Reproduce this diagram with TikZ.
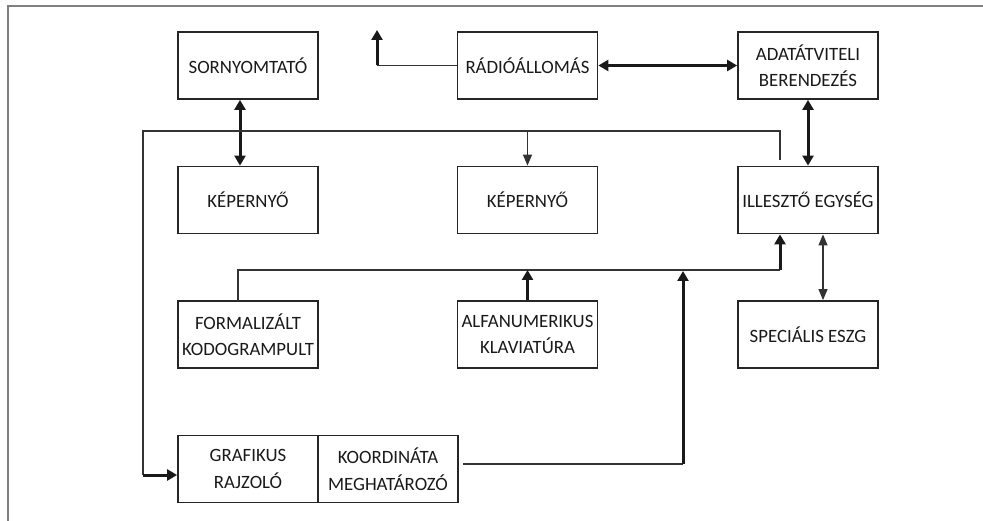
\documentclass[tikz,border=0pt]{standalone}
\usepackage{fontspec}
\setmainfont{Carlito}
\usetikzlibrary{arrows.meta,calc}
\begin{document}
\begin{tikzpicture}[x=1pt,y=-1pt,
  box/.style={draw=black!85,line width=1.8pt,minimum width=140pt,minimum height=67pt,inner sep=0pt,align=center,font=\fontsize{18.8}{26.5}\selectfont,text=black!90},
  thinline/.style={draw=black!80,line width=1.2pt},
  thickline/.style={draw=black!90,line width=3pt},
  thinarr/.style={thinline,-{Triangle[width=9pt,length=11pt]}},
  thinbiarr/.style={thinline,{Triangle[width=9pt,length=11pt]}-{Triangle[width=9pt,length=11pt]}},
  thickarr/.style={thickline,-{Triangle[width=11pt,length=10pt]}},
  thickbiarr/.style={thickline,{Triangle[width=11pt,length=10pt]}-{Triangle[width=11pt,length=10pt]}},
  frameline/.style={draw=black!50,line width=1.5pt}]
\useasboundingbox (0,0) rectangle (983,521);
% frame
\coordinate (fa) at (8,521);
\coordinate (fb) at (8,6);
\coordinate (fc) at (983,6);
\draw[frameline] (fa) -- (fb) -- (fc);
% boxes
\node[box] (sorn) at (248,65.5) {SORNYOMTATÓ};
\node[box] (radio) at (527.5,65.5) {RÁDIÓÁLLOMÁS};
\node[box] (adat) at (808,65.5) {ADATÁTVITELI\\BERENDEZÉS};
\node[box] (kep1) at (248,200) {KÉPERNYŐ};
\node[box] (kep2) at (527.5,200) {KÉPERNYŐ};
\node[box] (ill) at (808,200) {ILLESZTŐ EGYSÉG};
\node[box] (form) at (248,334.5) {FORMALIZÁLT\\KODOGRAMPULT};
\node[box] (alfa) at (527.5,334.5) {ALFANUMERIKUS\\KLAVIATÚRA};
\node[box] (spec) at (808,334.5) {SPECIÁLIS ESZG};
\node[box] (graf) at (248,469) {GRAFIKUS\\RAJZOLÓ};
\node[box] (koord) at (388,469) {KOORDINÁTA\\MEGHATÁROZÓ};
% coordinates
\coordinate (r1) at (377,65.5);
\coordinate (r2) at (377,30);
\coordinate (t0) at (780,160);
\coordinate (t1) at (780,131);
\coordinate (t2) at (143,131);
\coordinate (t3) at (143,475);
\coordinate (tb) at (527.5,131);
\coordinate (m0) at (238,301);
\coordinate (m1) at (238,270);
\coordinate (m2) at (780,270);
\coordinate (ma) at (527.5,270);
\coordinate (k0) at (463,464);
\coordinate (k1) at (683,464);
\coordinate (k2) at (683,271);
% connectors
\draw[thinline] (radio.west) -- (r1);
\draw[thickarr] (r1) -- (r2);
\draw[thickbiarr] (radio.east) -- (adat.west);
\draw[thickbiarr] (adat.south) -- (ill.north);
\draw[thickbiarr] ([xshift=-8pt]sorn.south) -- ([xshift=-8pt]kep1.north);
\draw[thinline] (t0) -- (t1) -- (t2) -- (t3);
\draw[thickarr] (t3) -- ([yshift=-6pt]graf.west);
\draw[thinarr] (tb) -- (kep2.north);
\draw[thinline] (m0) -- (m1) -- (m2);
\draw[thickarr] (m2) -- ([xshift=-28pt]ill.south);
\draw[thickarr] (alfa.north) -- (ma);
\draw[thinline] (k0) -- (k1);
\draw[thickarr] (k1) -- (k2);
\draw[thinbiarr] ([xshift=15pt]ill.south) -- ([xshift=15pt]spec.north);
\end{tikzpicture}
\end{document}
★ ★ ★ ★ ★
YOUR GOAL: Make an exact copy of the listing above. Do not include the pictures.

RESULT OF THE EXERCISE:
Reproduce this diagram with TikZ.
\documentclass[tikz,border=0pt]{standalone}
\usepackage{fontspec}
\setmainfont{Carlito}
\usetikzlibrary{arrows.meta,calc}
\begin{document}
\begin{tikzpicture}[x=1pt,y=-1pt,
  box/.style={draw=black!85,line width=1.8pt,minimum width=140pt,minimum height=67pt,inner sep=0pt,align=center,font=\fontsize{18.8}{26.5}\selectfont,text=black!90},
  thinline/.style={draw=black!80,line width=1.2pt},
  thickline/.style={draw=black!90,line width=3pt},
  thinarr/.style={thinline,-{Triangle[width=9pt,length=11pt]}},
  thinbiarr/.style={thinline,{Triangle[width=9pt,length=11pt]}-{Triangle[width=9pt,length=11pt]}},
  thickarr/.style={thickline,-{Triangle[width=11pt,length=10pt]}},
  thickbiarr/.style={thickline,{Triangle[width=11pt,length=10pt]}-{Triangle[width=11pt,length=10pt]}},
  frameline/.style={draw=black!50,line width=1.5pt}]
\useasboundingbox (0,0) rectangle (983,521);
% frame
\coordinate (fa) at (8,521);
\coordinate (fb) at (8,6);
\coordinate (fc) at (983,6);
\draw[frameline] (fa) -- (fb) -- (fc);
% boxes
\node[box] (sorn) at (248,65.5) {SORNYOMTATÓ};
\node[box] (radio) at (527.5,65.5) {RÁDIÓÁLLOMÁS};
\node[box] (adat) at (808,65.5) {ADATÁTVITELI\\BERENDEZÉS};
\node[box] (kep1) at (248,200) {KÉPERNYŐ};
\node[box] (kep2) at (527.5,200) {KÉPERNYŐ};
\node[box] (ill) at (808,200) {ILLESZTŐ EGYSÉG};
\node[box] (form) at (248,334.5) {FORMALIZÁLT\\KODOGRAMPULT};
\node[box] (alfa) at (527.5,334.5) {ALFANUMERIKUS\\KLAVIATÚRA};
\node[box] (spec) at (808,334.5) {SPECIÁLIS ESZG};
\node[box] (graf) at (248,469) {GRAFIKUS\\RAJZOLÓ};
\node[box] (koord) at (388,469) {KOORDINÁTA\\MEGHATÁROZÓ};
% coordinates
\coordinate (r1) at (377,65.5);
\coordinate (r2) at (377,30);
\coordinate (t0) at (780,160);
\coordinate (t1) at (780,131);
\coordinate (t2) at (143,131);
\coordinate (t3) at (143,475);
\coordinate (tb) at (527.5,131);
\coordinate (m0) at (238,301);
\coordinate (m1) at (238,270);
\coordinate (m2) at (780,270);
\coordinate (ma) at (527.5,270);
\coordinate (k0) at (463,464);
\coordinate (k1) at (683,464);
\coordinate (k2) at (683,271);
% connectors
\draw[thinline] (radio.west) -- (r1);
\draw[thickarr] (r1) -- (r2);
\draw[thickbiarr] (radio.east) -- (adat.west);
\draw[thickbiarr] (adat.south) -- (ill.north);
\draw[thickbiarr] ([xshift=-8pt]sorn.south) -- ([xshift=-8pt]kep1.north);
\draw[thinline] (t0) -- (t1) -- (t2) -- (t3);
\draw[thickarr] (t3) -- ([yshift=-6pt]graf.west);
\draw[thinarr] (tb) -- (kep2.north);
\draw[thinline] (m0) -- (m1) -- (m2);
\draw[thickarr] (m2) -- ([xshift=-28pt]ill.south);
\draw[thickarr] (alfa.north) -- (ma);
\draw[thinline] (k0) -- (k1);
\draw[thickarr] (k1) -- (k2);
\draw[thinbiarr] ([xshift=15pt]ill.south) -- ([xshift=15pt]spec.north);
\end{tikzpicture}
\end{document}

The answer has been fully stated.